1. It has a very beautiful curve to its side profile.
2. It also has a very unusual foot mechanism that allows the back edge of the keyboard to be raised or lowered with very precise control. Want it to raise up just 5 millimeters? No problem.
Anyhoo, my machine is running OS 7, and I’ll likely keep it there. I might push it to 7.5 at some stage for fun, but I’m in no rush.
As is often my way, when I get something I truly cherish I look for backups as a means of insurance. I found a semi-beaten up looking backup and got it for a very nice price. When I received it, I opened up the case to see what it looked like inside. To my surprise (and not mentioned when I bought it) it had 2 cards inside. One is a video card I’ve not been able to get working. But the other card is a DayStar 040 @ 40Mhz Quad processor upgrade! I found the software for it and have been running it in my minty machine ever since.
The backup machine’s hard drive died a tragic death after about 2 days of use. But otherwise the internal components all appear to be in excellent condition and ready for storage.
The Y2K20 Bug
When I first took my minty machine apart to inspect its various components, I discovered to my sadness that it had an ancient battery still attached to its motherboard. These aren’t VARTA batteries soldered to the board. They are ½ AA lithium 3.6V batteries. Thankfully, the design of these boards have the battery sitting in a plastic housing. So even though mine leaked, the damage was minimal. Basically just one of the legs of the battery housing itself was damaged, but the board was pristine.
In a few minutes I had the machine completely taken apart. I desoldered and replaced the PRAM battery housing with a brand new one I bought from retrofixes.com.
I popped in a new battery and put it all back together again. I turned the machine on and, to my utter confusion, saw this:
Come to find out the clocks for the early macintosh systems were never programmed to go beyond January 1, 2020. I couldn’t believe it! But then after some research I discovered this piece public domain software: SetDate. This tool lets us set our machine’s clocks up until 2042! That’s another 22 years down the road. I’ll take it.
How I got that software off the internet and over to the Mac is a whole other story, and one I'll save for another day.
TL;DR
We in the Commodore/Amiga community are so spoiled. We have it so damned good. The level of enthusiasm for Commodore hardware, software and innovation in the year 2020 is off the charts. Over in the Apple world, it's a completely different story. There's plenty of love, don't get me wrong. But when it comes to hardware hacking it's tumbleweeds!
In C=/Amiga, we can have new motherboards, accelerators, RAM boards, ethernet cards, brand new cases, potentially new keycaps, brand new high quality games, and on and on and on. It's incredible! Over in the classic Mac world? It's shockingly quiet.
Now, I have a theory around this. I think for a lot of people, if you want an Apple computer with a USB port, well, you just buy a newer model that fits the bill.

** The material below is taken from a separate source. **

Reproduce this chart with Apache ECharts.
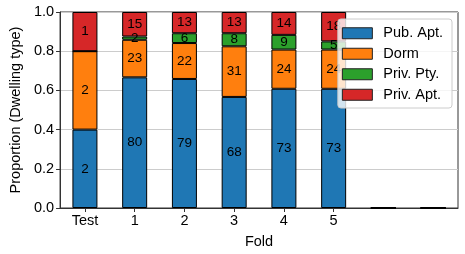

There's just not as much of a craving for making the really old machines do what a slightly younger machine can do with zero effort, right off of Ebay. The Commodore machines are all frozen in time, so to speak. Because Commodore died, it's up to the community to grab that flag and run up that hill.
But it was surprising to me, to say the least. Only the ability to use a floppy drive emulator to help you move digital files from the internet over to a classic Mac has been invented as recently as four years ago. That's it! I imagine, and hope, there will be more tools and software created in the future to make the classic Mac scene a bit more convenient to partake in. But at least for now I've developed a system. And it's plenty good enough, and fun, for the time being.